To be able to see & hear two different people with different disabilities communicate using their own voices, relating their own experiences including detailing not only within the Institutional setting, the obstacles placed in their path but also their hopes fears & experiences actually in the ‘outside world’ was invaluable.

Conclusions: I feel privileged to have been able to watch & listen first to Valerie Browne talking about her life in care & describing the daily drawbacks & limitations. Her evident frustration with both her fellows & the setting came across very strongly through the digital medium. Then to see her in her own listen to her talk about the realities of her daily life was both evocative and instructive.
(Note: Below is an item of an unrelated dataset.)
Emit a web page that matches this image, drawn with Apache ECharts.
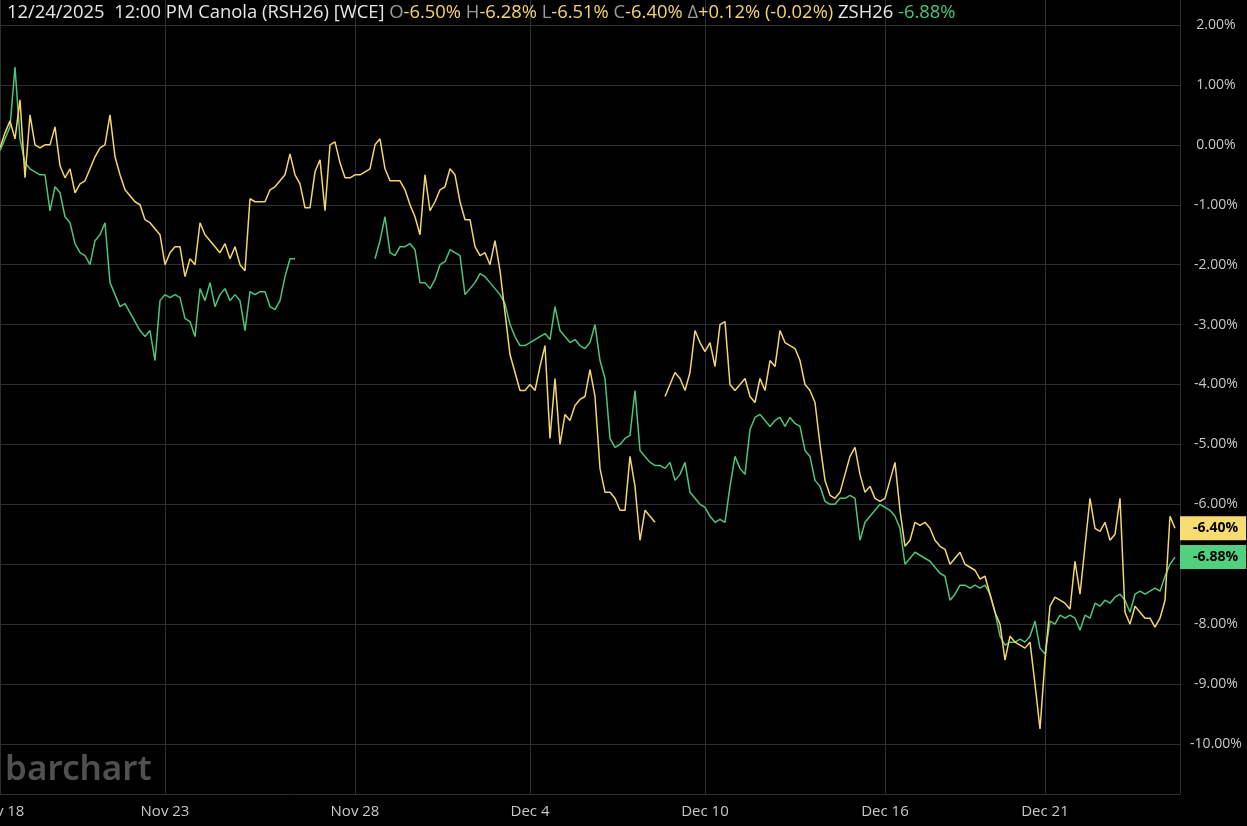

In Matthew Whitney’s case the ability to see the man, to be able to pick up on nuances and posture deepened & personalised his contribution/life narrative.

The use of the digital formats gave me a real sense of just who these people are. Indeed the use of the formats allowed these case studies to become people to me in very real ways. I feel I have a sense of their personalities. In fact I now know them to actually be PEOPLE with hope & fears, flaws & talents, rights & requirements just like every other citizen, which makes the closing down of the Institutional Care system & the move to Community based services seem even more apposite. I had not fully appreciated just how incarcerated those in the old setting actually were, Nor did I realise just how capable, adaptable & human they are.

In the final analysis being part of this project has been a deeply rewarding experience enabling some real personal growth & a renewal of the determination to continue fighting to make this place better for all of us.